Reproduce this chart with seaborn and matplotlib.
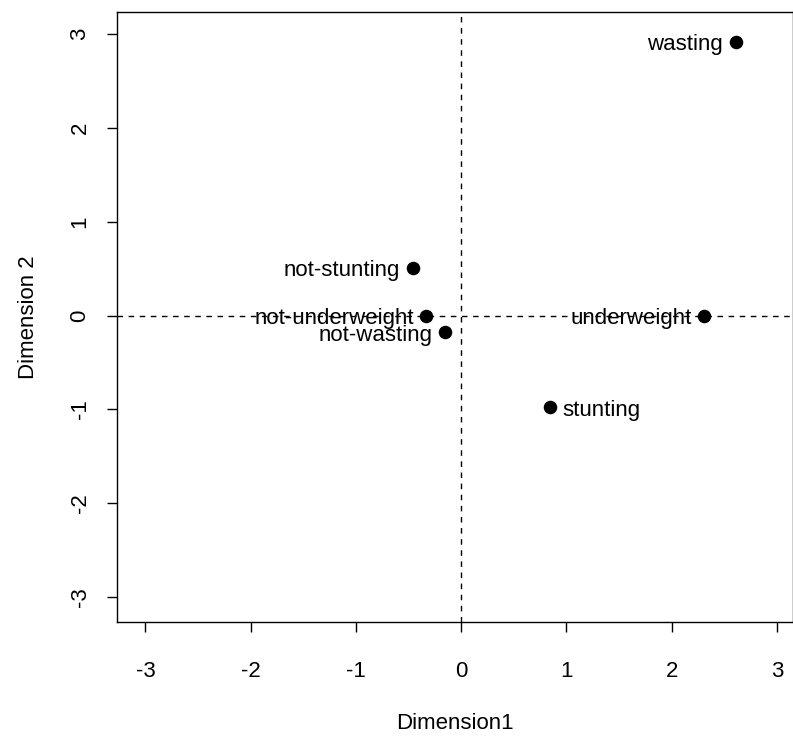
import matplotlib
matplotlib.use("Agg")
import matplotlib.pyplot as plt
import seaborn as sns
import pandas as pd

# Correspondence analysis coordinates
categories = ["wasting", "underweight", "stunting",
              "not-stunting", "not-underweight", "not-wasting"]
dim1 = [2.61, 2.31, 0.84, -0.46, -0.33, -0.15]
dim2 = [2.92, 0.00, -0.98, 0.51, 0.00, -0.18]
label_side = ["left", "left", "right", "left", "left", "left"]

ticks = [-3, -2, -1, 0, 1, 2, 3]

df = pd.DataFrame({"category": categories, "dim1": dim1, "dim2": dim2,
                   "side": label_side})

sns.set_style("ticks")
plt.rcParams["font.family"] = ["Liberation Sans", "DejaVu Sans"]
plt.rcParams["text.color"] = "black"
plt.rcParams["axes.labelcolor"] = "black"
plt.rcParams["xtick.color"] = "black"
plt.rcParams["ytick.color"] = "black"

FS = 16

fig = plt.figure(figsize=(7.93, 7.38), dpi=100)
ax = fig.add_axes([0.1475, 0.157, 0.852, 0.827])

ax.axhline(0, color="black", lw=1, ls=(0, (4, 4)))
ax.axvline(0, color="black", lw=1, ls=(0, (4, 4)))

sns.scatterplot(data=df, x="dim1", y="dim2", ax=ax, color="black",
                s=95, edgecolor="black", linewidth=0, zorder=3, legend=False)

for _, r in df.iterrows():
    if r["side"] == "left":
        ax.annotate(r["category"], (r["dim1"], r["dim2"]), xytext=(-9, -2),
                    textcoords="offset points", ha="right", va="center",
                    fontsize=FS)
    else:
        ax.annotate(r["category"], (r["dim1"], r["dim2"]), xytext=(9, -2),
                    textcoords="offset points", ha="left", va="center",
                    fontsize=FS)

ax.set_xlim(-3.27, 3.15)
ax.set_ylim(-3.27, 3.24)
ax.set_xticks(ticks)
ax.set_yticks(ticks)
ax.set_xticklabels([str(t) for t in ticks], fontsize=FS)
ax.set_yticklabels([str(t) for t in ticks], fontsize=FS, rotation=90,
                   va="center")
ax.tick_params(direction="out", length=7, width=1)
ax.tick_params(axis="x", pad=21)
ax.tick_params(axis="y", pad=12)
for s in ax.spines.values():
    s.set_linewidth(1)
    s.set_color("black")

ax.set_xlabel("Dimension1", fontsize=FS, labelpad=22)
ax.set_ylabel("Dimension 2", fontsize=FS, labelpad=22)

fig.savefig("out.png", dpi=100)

WRITTEN PROBLEM →
Leave out any pictures and return exactly the lines from the beginning of the data through the line with "ax = fig.add_axes([0.1475, 0.157, 0.852, 0.827])", inclusive.

WRITTEN ANSWER →
Reproduce this chart with seaborn and matplotlib.
import matplotlib
matplotlib.use("Agg")
import matplotlib.pyplot as plt
import seaborn as sns
import pandas as pd

# Correspondence analysis coordinates
categories = ["wasting", "underweight", "stunting",
              "not-stunting", "not-underweight", "not-wasting"]
dim1 = [2.61, 2.31, 0.84, -0.46, -0.33, -0.15]
dim2 = [2.92, 0.00, -0.98, 0.51, 0.00, -0.18]
label_side = ["left", "left", "right", "left", "left", "left"]

ticks = [-3, -2, -1, 0, 1, 2, 3]

df = pd.DataFrame({"category": categories, "dim1": dim1, "dim2": dim2,
                   "side": label_side})

sns.set_style("ticks")
plt.rcParams["font.family"] = ["Liberation Sans", "DejaVu Sans"]
plt.rcParams["text.color"] = "black"
plt.rcParams["axes.labelcolor"] = "black"
plt.rcParams["xtick.color"] = "black"
plt.rcParams["ytick.color"] = "black"

FS = 16

fig = plt.figure(figsize=(7.93, 7.38), dpi=100)
ax = fig.add_axes([0.1475, 0.157, 0.852, 0.827])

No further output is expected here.